BACKGROUND AND PURPOSE - The purposes of this study were to describe features of children with intracerebral hemorrhage (ICH) and to determine predictors of short-term outcome in a single-center prospective cohort study.
METHODS - A single-center prospective consecutive cohort study was conducted of spontaneous ICH in children aged 1 to 18 years from January 2006 to June 2008. Exclusion criteria were inciting trauma; intracranial tumor; isolated epidural, subdural, intraventricular, or subarachnoid hemorrhage; hemorrhagic transformation of ischemic stroke; and cerebral sinovenous thrombosis. Hospitalization records were abstracted. Follow-up assessments included outcome scores using the Pediatric Stroke Outcome Measure and King's Outcome Scale for Childhood Head Injury. ICH volumes and total brain volumes were measured by manual tracing.
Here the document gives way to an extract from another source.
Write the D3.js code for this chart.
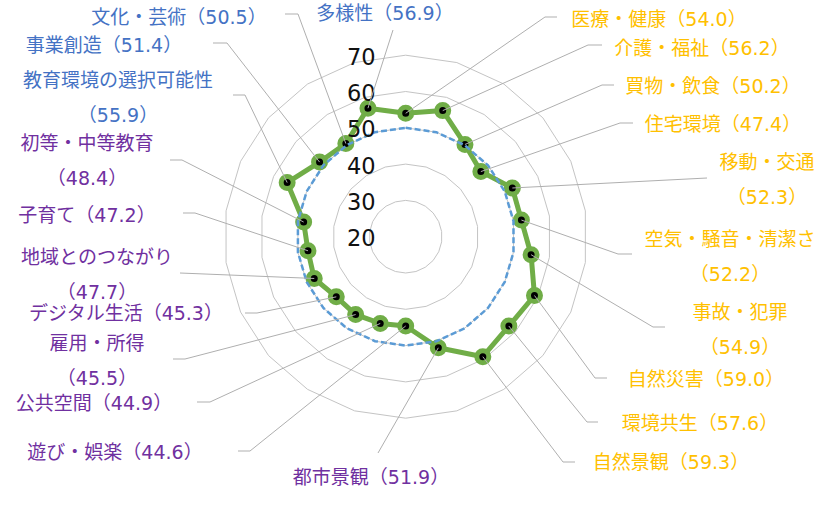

RESULTS - Twenty-two patients, median age 10.3 years (range, 4.2 to 16.6 years), had presenting symptoms of headache in 77%, focal deficits 50%, altered mental status 50%, and seizures 41%. Vascular malformations caused hemorrhage in 91%. Surgical treatment (hematoma evacuation, lesion embolization or excision) was performed during acute hospitalization in 50%. One patient died acutely. At a median follow-up of 3.5 months (range, 0.3 to 7.5 months), 71% of survivors had neurological deficits; 55% had clinically significant disability. Outcome based on Pediatric Stroke Outcome Measure and King's Outcome Scale for Childhood Head Injury scores was worse in patients with ICH volume >2% of total brain volume (P=0.023) and altered mental status at presentation (P=0.005).
CONCLUSIONS - Spontaneous childhood ICH was due mostly to vascular malformations. Acute surgical intervention was commonly performed. Although death was rare, 71% of survivors had persisting neurological deficits. Larger ICH volume and altered mental status predicted clinically significant disability.